Postcommodity's art installation will be recreated at the Sydney Biennale.
June 19, 2012

Two ASU graduate students join an elite group of artists exhibiting at the 18th Sydney Biennale, one of the world’s premiere contemporary art events.

Kade Twist, a current Master of Fine Arts student in the ASU School of Art and Cristobal Martinez, an ASU doctoral student and graduate of the School of Arts, Media and Engineering, are the first Arizona State University students invited to share their work at Australia’s largest art exhibit and one that attracts the contemporary art world’s most influential curators, museum professionals, critics and academics.

The two are part of Postcommodity, a Phoenix-based contemporary indigenous artist collective that Twist co-founded and that created “Do You Remember When?,” an installation commissioned in 2009 by the ASU Art Museum, also part of the Herberger Institute for Design and the Arts.

Gerald McMaster, co-curator for the Sydney Biennale, requested this installation from among Postcommodity’s work when he invited the group to participate. The installation required a four-foot square hole cut into the Yirbana Gallery floor in the Art Gallery of New South Wales, one of four major venues for the exhibition. The site-specific installation will also include the artists’ collaboration with New South Wales aboriginals to create a sound component.

According to Twist, the hole and exposed earth “becomes a spiritual, cultural and physical portal – a point of transformation between worlds – from which emerges an Indigenous worldview engaging a discourse on sustainability regionally, nationally and internationally.’’

Twist, a multi-disciplinary artist and member of the Cherokee nation, said he is only the fifth American Indian artist to exhibit in the history of the Sydney Biennale.

“Just to be there where only a small handful of American Indians have been, it puts us into a rarified group,’’ Twist said. “It puts us shoulder to shoulder with blue chip artists and that is absolutely fantastic.’’

“These students’ appearance at the Sydney Biennale places them in league with some of the world’s most provocative, challenging public art practitioners and underscores the Herberger Institute’s leadership in cultivating the exploration of the artist’s relationship to society and art as a way of exploring solutions and understanding,’’ said Kwang-Wu Kim, dean and director of the Herberger Institute.

Postcommodity has enjoyed much recent exposure within the contemporary art world with exhibitions at the Museum of Contemporary Native Arts in Santa Fe, N. M.; the Lawrence Arts Center in Lawrence, Kan. and the Santa Fe Art Institute in addition to exhibits in Belgium, the Czech Republic and the 2012 Adelaide International.

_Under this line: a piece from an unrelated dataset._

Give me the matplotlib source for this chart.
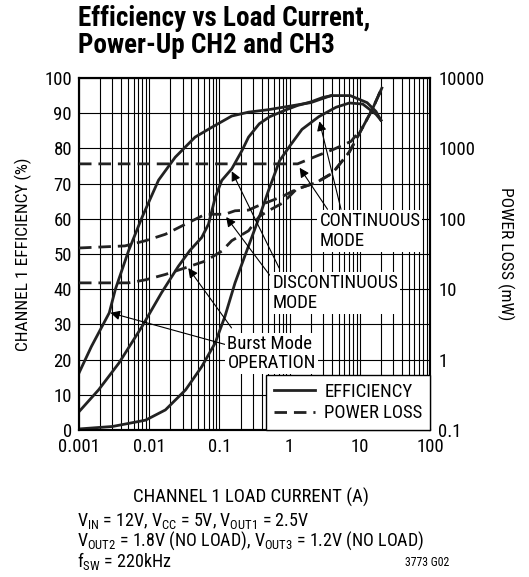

This year, Postcommodity will be artists-in residence at the Tucson Museum of Contemporary Art.

Twist sees an invitation to exhibit in these circles as critical to adding the indigenous voice to the broader discourse he says is dominated by Western culture’s perspective.

“Postcommodity works to forge new metaphors capable of rationalizing our shared experiences within this increasingly challenging contemporary environment and to promote a constructive discourse that challenges the social political and economic processes that are destabilizing communities and geographies.’’

He credits the Herberger Institute and the professors and curators within the ASU School of Art and the ASU Art Museum with their support and initial commissioning of the installation three years ago.

“The ASU Art Museum gave me my first art exhibit,’’ Twist said.  His work is part of the museum’s permanent collection.

“Kade entered into our graduate program at ASU with a significant body of work and it has been thrilling to witness his technical, formal and conceptual growth,’’ said Adriene Jenik, professor and director of the ASU School of Art. “Having the work of Postcommodity collective included in the 18th Biennale of Sydney signals that the work is being embraced by respected leaders in the global contemporary arts field.”